The Minnesota Broadband Task Force has released their annual report. It’s an abbreviated version of usual report as they are gearing up for next year’s report, which unless something changes will be the last.
Here’s the quick take on the status of broadband in Minnesota…
As reported by Connected Nation in October 2017, 88.11 percent of Minnesota households have wireline broadband access available at a speed of at least 25 megabits per second (Mbps) download and 3 Mbps upload (25 Mbps/3 Mbps), while 73.45 percent of rural Minnesota households have a wired broadband connection that meets these speeds. Nearly 70 percent (70.04 percent) of Minnesota households have wireline speeds of 100 Mbps/20 Mbps. In rural areas of Minnesota, 52.88 percent of households have access to these speeds. As Minnesota strives to meet its updated broadband speed goals, much work remains.
This report contains two recommendations to the Governor and the Legislature:
- Provide $71.48 million in on-going biennial funding for the Border-to-Border Broadband Development Grant Program, until the state achieves its broadband speed goals.
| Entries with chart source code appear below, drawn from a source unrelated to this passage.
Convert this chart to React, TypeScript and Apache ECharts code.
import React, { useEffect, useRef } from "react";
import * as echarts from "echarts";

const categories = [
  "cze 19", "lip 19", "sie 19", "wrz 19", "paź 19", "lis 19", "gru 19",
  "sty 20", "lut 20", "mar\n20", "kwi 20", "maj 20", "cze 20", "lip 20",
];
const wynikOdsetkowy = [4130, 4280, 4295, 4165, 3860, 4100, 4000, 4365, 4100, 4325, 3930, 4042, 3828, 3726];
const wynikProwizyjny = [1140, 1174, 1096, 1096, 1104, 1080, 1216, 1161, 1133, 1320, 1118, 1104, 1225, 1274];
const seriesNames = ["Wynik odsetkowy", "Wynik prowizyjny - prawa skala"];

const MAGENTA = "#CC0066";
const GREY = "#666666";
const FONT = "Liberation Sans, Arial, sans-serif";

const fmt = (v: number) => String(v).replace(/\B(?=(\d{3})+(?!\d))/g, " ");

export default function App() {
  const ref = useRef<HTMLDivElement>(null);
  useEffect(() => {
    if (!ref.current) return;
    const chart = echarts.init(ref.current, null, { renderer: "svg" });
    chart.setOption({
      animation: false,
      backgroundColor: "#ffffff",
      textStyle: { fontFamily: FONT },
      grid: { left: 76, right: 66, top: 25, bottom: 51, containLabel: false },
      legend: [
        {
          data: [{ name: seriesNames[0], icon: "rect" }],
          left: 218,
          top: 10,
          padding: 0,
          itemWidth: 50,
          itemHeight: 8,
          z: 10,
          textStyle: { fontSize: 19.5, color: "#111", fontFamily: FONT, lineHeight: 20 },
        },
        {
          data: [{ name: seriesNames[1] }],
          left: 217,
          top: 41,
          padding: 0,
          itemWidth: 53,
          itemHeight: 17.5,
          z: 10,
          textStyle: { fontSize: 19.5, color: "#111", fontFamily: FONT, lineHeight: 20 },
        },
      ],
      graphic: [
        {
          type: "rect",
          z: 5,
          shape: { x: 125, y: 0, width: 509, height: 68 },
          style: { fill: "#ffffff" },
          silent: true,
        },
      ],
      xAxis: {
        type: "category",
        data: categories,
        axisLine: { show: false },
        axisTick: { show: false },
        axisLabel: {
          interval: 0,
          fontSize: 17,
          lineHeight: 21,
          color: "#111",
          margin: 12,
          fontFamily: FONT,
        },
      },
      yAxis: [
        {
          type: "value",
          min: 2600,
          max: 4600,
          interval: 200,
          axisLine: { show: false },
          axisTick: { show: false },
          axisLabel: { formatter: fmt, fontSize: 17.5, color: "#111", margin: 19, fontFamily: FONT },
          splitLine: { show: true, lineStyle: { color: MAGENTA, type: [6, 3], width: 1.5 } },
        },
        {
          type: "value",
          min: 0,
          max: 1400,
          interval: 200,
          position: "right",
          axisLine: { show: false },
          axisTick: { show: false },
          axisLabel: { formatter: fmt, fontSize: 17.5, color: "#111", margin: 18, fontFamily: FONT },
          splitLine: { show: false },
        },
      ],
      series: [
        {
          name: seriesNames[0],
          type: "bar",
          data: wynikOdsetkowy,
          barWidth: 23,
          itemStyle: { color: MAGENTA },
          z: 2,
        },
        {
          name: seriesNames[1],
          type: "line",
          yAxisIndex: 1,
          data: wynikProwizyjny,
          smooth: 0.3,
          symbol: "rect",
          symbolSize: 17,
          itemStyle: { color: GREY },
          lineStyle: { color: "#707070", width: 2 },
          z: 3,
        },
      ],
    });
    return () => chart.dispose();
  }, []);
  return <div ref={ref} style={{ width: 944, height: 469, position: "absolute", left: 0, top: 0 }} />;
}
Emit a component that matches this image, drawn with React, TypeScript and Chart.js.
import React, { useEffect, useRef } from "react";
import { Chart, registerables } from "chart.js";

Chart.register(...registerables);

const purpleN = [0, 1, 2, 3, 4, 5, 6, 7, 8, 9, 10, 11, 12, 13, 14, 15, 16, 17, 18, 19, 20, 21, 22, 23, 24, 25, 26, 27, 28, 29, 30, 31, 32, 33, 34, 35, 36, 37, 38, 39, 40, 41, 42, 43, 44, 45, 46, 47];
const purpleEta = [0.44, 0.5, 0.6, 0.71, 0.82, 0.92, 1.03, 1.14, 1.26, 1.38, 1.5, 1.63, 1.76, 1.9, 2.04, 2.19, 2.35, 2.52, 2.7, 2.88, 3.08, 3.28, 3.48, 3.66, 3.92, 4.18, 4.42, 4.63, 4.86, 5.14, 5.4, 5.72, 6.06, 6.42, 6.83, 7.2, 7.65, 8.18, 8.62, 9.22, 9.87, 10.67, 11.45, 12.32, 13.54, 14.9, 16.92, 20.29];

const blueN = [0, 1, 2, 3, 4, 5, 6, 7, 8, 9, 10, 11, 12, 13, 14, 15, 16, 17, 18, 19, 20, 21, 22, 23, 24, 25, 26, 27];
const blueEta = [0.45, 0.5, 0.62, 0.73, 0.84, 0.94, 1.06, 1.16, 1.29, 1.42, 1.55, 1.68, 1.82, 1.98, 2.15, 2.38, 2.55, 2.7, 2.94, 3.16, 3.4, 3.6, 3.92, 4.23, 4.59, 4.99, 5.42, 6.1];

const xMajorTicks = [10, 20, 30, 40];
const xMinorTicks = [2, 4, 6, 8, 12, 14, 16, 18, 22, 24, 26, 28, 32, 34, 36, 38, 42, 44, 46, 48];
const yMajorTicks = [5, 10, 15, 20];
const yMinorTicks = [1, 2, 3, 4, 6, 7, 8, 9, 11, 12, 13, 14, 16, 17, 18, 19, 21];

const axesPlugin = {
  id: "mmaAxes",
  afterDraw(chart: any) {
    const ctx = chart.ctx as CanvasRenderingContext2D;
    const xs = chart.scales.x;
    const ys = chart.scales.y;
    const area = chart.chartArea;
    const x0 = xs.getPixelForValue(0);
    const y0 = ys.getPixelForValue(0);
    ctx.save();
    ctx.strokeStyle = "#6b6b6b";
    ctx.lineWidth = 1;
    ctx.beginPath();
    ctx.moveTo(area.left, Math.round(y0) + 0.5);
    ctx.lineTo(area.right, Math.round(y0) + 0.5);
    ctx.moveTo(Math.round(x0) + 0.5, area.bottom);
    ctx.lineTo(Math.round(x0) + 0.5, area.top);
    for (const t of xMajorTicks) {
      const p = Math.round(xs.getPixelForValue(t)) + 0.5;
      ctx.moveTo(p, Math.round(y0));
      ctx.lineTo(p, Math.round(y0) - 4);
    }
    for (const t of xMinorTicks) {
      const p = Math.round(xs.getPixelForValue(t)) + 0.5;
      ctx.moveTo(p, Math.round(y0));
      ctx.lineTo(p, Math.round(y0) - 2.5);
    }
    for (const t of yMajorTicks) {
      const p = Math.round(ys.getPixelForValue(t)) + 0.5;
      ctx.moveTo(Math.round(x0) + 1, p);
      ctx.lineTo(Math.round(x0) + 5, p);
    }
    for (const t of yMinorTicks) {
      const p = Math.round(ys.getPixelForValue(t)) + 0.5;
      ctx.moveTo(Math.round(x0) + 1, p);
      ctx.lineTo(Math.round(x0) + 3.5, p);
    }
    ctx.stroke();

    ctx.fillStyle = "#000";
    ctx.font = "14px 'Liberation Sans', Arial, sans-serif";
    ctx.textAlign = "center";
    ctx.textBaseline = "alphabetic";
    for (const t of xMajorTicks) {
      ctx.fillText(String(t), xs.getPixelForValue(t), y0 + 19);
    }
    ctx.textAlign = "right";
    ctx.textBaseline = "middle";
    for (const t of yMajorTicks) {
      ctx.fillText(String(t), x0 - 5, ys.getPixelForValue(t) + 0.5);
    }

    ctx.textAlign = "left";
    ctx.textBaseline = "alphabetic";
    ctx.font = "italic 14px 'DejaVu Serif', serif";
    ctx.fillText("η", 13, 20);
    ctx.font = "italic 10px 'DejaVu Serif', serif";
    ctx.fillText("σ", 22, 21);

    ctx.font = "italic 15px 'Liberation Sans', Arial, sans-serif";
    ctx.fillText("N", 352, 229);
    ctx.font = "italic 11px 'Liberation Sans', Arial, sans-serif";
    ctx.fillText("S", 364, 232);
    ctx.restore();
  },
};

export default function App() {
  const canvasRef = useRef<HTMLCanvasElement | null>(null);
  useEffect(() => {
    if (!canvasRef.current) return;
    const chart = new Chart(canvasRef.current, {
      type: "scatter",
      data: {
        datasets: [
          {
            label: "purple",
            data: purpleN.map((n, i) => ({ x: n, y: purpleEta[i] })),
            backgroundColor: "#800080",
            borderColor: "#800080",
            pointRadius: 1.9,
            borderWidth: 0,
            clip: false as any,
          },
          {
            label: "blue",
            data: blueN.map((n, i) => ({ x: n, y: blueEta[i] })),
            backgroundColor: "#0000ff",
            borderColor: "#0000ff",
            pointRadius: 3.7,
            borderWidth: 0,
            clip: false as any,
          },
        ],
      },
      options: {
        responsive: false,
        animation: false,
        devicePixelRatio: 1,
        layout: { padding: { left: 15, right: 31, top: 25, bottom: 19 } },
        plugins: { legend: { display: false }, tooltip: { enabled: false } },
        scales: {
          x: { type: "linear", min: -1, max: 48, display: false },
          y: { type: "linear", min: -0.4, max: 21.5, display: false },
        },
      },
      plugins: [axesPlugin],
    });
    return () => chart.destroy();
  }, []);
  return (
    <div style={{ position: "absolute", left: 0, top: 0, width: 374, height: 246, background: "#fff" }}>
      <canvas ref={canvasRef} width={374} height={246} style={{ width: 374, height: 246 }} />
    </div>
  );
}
- Provide the Office of Broadband Development with $500,000 on-going biennial funding and maintain the existing partnership with the Minnesota Department of Commerce, until the state achieves its broadband speed goals.
I want to highlight the first recommendation because the recommendation in the report itself is different from what is in the press release. Here’s the recommendation as stated in the press release:
- Provide $71.48 million in on-going biennial funding for the Border-to-Border Broadband Development Grant Program, until the state achieves its broadband goals. This funding amount, which accounts for federal funding through the FCC’s Connect America Fund (CAF II) and the FCC’s Alternative-Connect America Cost Model (A-CAM), would provide service to the 252,000 Minnesota households that currently lack Internet service at the state’s speed goals of 25 megabits per second (Mbps) and minimum upload speeds of at least 3 Mbps.
The big difference is that the press release only alludes to the 25/3 speed goals (with a goal date of 2022). The state also has a speed goal of 100/20 by 2026. The state funding has required networks to be scalable to higher speeds; the federal funding does not.
Here’s the text from the statute:
It is a state goal that (1) no later than 2022, all Minnesota businesses and homes have access to high-speed broadband that provides minimum download speeds of at least 25 megabits per second and minimum upload speeds of at least three megabits per second; and (2) no later than 2026, all Minnesota businesses and homes have access to at least one provider of broadband with download speeds of at least 100 megabits per second and upload speeds of at least 20 megabits per second.
The difference is a big one – especially since the future of the Task Force is uncertain. The statute leaves room for 25/3 being a stepping stone, not a resting place for broadband speeds.